Letter: Statues don’t represent who we are as Americans


As a white “Boomer” male, I’m heartened to see young women and men rise up and tear down Confederate statues. These actions are reminiscent of a group that tore down a statue of King George III in 1776.

People with the same political leanings who opposed the action 244 years ago are now upset at the recent topplings.

Why erect statues in the first place? They are a relic from the”old countries,” where representations of kings and other aristocracy who lorded over the masses were put in prominent places. That’s not who we are as Americans.

This form of statuary is idolatry and has no place in a Christian nation. Statues aren’t needed to teach us history; a plaque says more than any statue ever could, and we have public libraries, museums, textbooks and the Internet to fill out our shared history. A statue of a dead general with a sword tells us more about the people who erected the statue than about the person depicted.

I cannot comprehend this endless pathological veneration of individuals. Your child i8s just as important as Jimmy Carter, Bill Clinton, George W. Bush or Barack Obama. give me Aaron Copland’s Fanfare for the Common Man over God Save the Queen any day.

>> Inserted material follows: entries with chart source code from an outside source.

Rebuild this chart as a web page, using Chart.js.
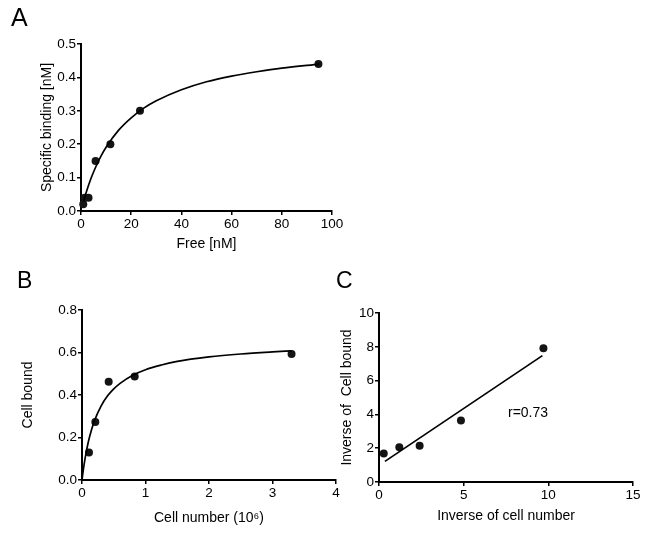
<!DOCTYPE html>
<html><head><meta charset="utf-8">
<script src="https://cdn.jsdelivr.net/npm/chart.js@4/dist/chart.umd.min.js"></script>
<style>
html,body{margin:0;padding:0;background:#fff;}
#wrap{position:relative;width:650px;height:534px;overflow:hidden;background:#fff;}
canvas{position:absolute;left:0;top:0;}
.lbl{position:absolute;font-family:'Liberation Sans',Arial,sans-serif;color:#000;line-height:1;}
</style></head><body>
<div id="wrap">
<canvas id="cA" width="650" height="534"></canvas>
<canvas id="cB" width="650" height="534"></canvas>
<canvas id="cC" width="650" height="534"></canvas>
<div class="lbl" style="left:11px;top:5px;font-size:25px">A</div>
<div class="lbl" style="left:17px;top:269px;font-size:23px">B</div>
<div class="lbl" style="left:336px;top:269px;font-size:23px">C</div>
</div>
<script>
// ---- Panel A: saturation binding ----
const A_free    = [0.9, 1.5, 3.0, 5.8, 11.7, 23.5, 94.6];
const A_bound   = [0.02, 0.04, 0.04, 0.15, 0.20, 0.30, 0.44];
const A_fitX    = [1, 2, 4, 6, 8, 10, 15, 20, 25, 30, 40, 50, 60, 70, 80, 95];
const A_fitY    = [0.028, 0.054, 0.098, 0.134, 0.165, 0.191, 0.242, 0.279, 0.308, 0.330, 0.363, 0.387, 0.404, 0.417, 0.428, 0.440];
const A_xTicks  = [0, 20, 40, 60, 80, 100];
const A_xLabels = ['0', '20', '40', '60', '80', '100'];
const A_yTicks  = [0, 0.1, 0.2, 0.3, 0.4, 0.5];
const A_yLabels = ['0.0', '0.1', '0.2', '0.3', '0.4', '0.5'];

// ---- Panel B: cell bound vs cell number ----
const B_cells   = [0.11, 0.21, 0.42, 0.83, 3.30];
const B_bound   = [0.129, 0.273, 0.462, 0.487, 0.593];
const B_fitX    = [0, 0.02, 0.05, 0.1, 0.15, 0.2, 0.3, 0.4, 0.5, 0.6, 0.8, 1.0, 1.25, 1.5, 2.0, 2.5, 3.0, 3.3];
const B_fitY    = [0, 0.046, 0.104, 0.180, 0.237, 0.282, 0.348, 0.395, 0.429, 0.455, 0.493, 0.519, 0.541, 0.558, 0.579, 0.593, 0.603, 0.608];
const B_xTicks  = [0, 1, 2, 3, 4];
const B_xLabels = ['0', '1', '2', '3', '4'];
const B_yTicks  = [0, 0.2, 0.4, 0.6, 0.8];
const B_yLabels = ['0.0', '0.2', '0.4', '0.6', '0.8'];

// ---- Panel C: double reciprocal ----
const C_invCells = [0.28, 1.2, 2.4, 4.84, 9.71];
const C_invBound = [1.69, 2.05, 2.15, 3.64, 7.91];
const C_lineX    = [0.35, 9.65];
const C_lineY    = [1.22, 7.48];
const C_xTicks   = [0, 5, 10, 15];
const C_xLabels  = ['0', '5', '10', '15'];
const C_yTicks   = [0, 2, 4, 6, 8, 10];
const C_yLabels  = ['0', '2', '4', '6', '8', '10'];
const C_note     = 'r=0.73';
const C_noteAt   = [8.8, 4.1];

const FONT = "'Liberation Sans', Arial, sans-serif";
const TICK_FS = 13.5, TITLE_FS = 14;
const HALF_LH = TITLE_FS * 1.2 / 2;

function pts(xs, ys) { return xs.map((x, i) => ({x: x, y: ys[i]})); }

const notePlugin = {
  id: 'note',
  afterDatasetsDraw(chart, args, opts) {
    if (!opts || !opts.text) return;
    const ctx = chart.ctx;
    const x = chart.scales.x.getPixelForValue(opts.at[0]);
    const y = chart.scales.y.getPixelForValue(opts.at[1]);
    ctx.save();
    ctx.font = TITLE_FS + 'px ' + FONT;
    ctx.fillStyle = '#000';
    ctx.textAlign = 'center';
    ctx.textBaseline = 'middle';
    ctx.fillText(opts.text, x, y);
    ctx.restore();
  }
};

function axis(min, max, ticks, labels, title, isX, size) {
  return {
    type: 'linear', min: min, max: max,
    afterBuildTicks: s => { s.ticks = ticks.map(v => ({value: v})); },
    afterFit: s => {
      if (isX) { s.height = size; s.paddingLeft = 0; s.paddingRight = 0; }
      else { s.width = size; s.paddingTop = 0; s.paddingBottom = 0; }
    },
    grid: {drawOnChartArea: false, drawTicks: true, tickLength: 4, color: '#000', lineWidth: 1.5},
    border: {display: true, color: '#000', width: 2},
    ticks: {padding: 1, color: '#000', font: {family: FONT, size: TICK_FS}, autoSkip: false, maxRotation: 0,
            callback: (v, i) => labels[i]},
    title: {display: true, text: title, color: '#000', font: {family: FONT, size: TITLE_FS}, padding: 0}
  };
}

function makePanel(id, p) {
  const padLeft = p.yTitleX - HALF_LH;
  const yWidth = p.area.l - padLeft;
  const xHeight = p.xTitleY + HALF_LH - p.area.b;
  const padBottom = 534 - p.area.b - xHeight;
  const datasets = [
    {data: p.fit, showLine: true, pointRadius: 0, borderColor: '#000', borderWidth: 1.7,
     cubicInterpolationMode: p.straight ? 'default' : 'monotone', tension: 0, fill: false, clip: false},
    {data: p.pts, showLine: false, pointRadius: 4, backgroundColor: '#141414', borderColor: '#141414',
     borderWidth: 0, clip: false}
  ];
  return new Chart(document.getElementById(id), {
    type: 'scatter',
    data: {datasets: datasets},
    plugins: [notePlugin],
    options: {
      responsive: false, animation: false, devicePixelRatio: 1,
      layout: {padding: {left: padLeft, top: p.area.t, right: 650 - p.area.r, bottom: padBottom}},
      plugins: {legend: {display: false}, tooltip: {enabled: false}, note: p.note || {}},
      scales: {
        x: axis(p.x[0], p.x[1], p.xTicks, p.xLabels, p.xTitle, true, xHeight),
        y: axis(p.y[0], p.y[1], p.yTicks, p.yLabels, p.yTitle, false, yWidth)
      }
    }
  });
}

makePanel('cA', {
  area: {l: 81, r: 332, t: 44, b: 211}, yTitleX: 46.7, xTitleY: 244,
  x: [0, 100], y: [0, 0.5], xTicks: A_xTicks, xLabels: A_xLabels, yTicks: A_yTicks, yLabels: A_yLabels,
  xTitle: 'Free [nM]', yTitle: 'Specific binding [nM]',
  fit: pts(A_fitX, A_fitY), pts: pts(A_free, A_bound)
});
makePanel('cB', {
  area: {l: 82, r: 336, t: 310, b: 480}, yTitleX: 28.3, xTitleY: 518,
  x: [0, 4], y: [0, 0.8], xTicks: B_xTicks, xLabels: B_xLabels, yTicks: B_yTicks, yLabels: B_yLabels,
  xTitle: 'Cell number (10\u2076)', yTitle: 'Cell bound',
  fit: pts(B_fitX, B_fitY), pts: pts(B_cells, B_bound)
});
makePanel('cC', {
  area: {l: 379, r: 633, t: 313, b: 482}, yTitleX: 347, xTitleY: 516,
  x: [0, 15], y: [0, 10], xTicks: C_xTicks, xLabels: C_xLabels, yTicks: C_yTicks, yLabels: C_yLabels,
  xTitle: 'Inverse of cell number', yTitle: 'Inverse of  Cell bound', straight: true,
  fit: pts(C_lineX, C_lineY), pts: pts(C_invCells, C_invBound),
  note: {text: C_note, at: C_noteAt}
});
</script>
</body></html>
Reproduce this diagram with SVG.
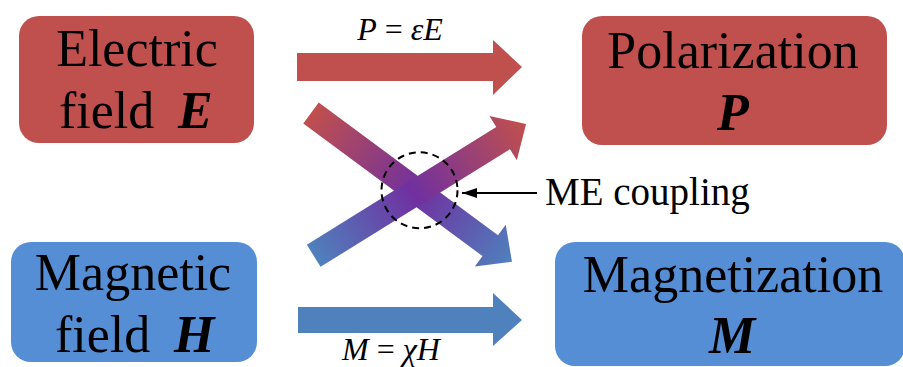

The same sentiment applies to the names of military installations. If bases must be named for people, then I nominate Tecumseh, Sitting Bull, Crazy Horse, Geronimo and Chief Joseph, either in English or their original language names. They were skilled military leaders with more competence than some of those inept Confederate generals.

For the record, I oppose erecting statues of Geronimo and other Native Americans listed.

In the words of Henry Wadsworth Longfellow, “Let the dead past bury its dead.”

The future is infinitely more important than the past. Statues of individuals are unAmerican. I look forward to the next toppling by today’s young patriots.